Predicting Human Behavior in Autonomous Systems: A Collaborative Machine Teaching Approach for Reducing Transfer of Control Events

TL;DR

This paper presents a data-driven, human-behavior-based machine teaching method using LSTM models to predict user actions, reducing unnecessary control transfers in autonomous systems, thereby improving reliability and human-AI collaboration.

Contribution

It introduces a novel approach that leverages human interaction data to train AI models for proactive fault handling in autonomous systems, reducing unnecessary interventions.

Findings

Non-expert data effectively trains models to predict user behavior.

Predicted behaviors can reduce unnecessary transfer of control events.

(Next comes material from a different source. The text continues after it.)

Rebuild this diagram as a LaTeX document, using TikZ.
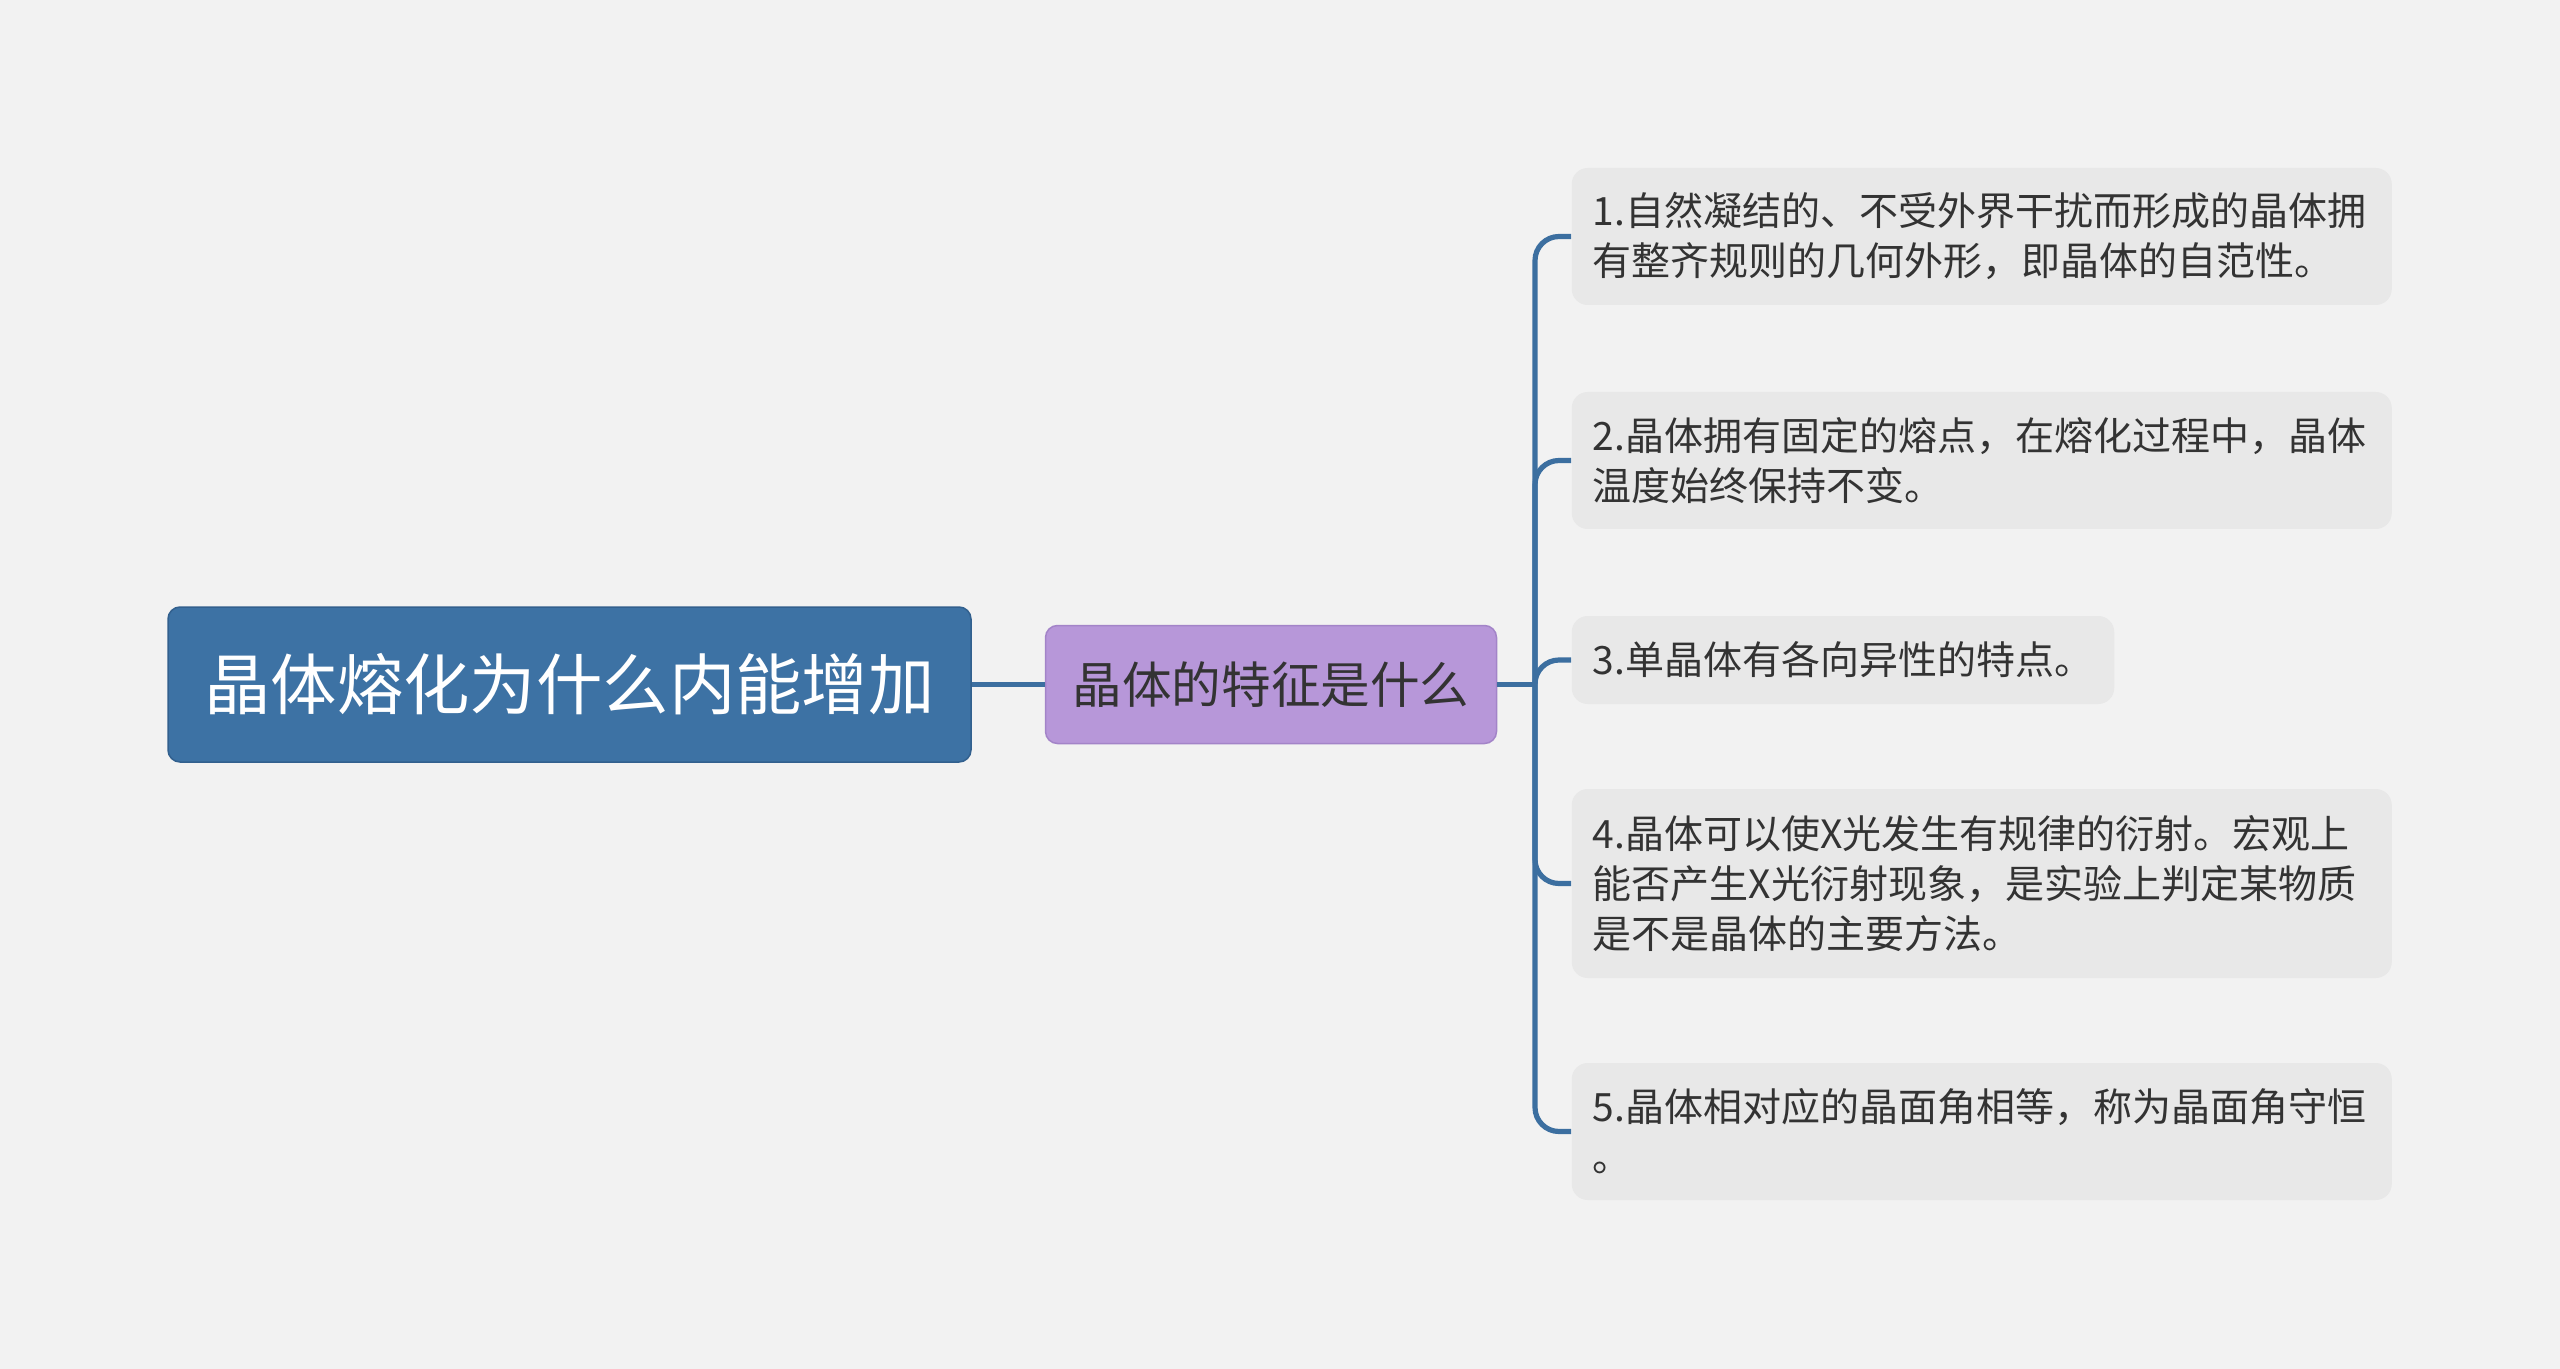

Approach enhances system robustness and human-AI collaboration.

Abstract

As autonomous systems become integral to various industries, effective strategies for fault handling are essential to ensure reliability and efficiency. Transfer of Control (ToC), a traditional approach for interrupting automated processes during faults, is often triggered unnecessarily in non-critical situations. To address this, we propose a data-driven method that uses human interaction data to train AI models capable of preemptively identifying and addressing issues or assisting users in resolution. Using an interactive tool simulating an industrial vacuum cleaner, we collected data and developed an LSTM-based model to predict user behavior. Our findings reveal that even data from non-experts can effectively train models to reduce unnecessary ToC events, enhancing the system's robustness. This approach highlights the potential of AI to learn directly from human problem-solving behaviors, complementing sensor data to improve industrial automation and human-AI collaboration.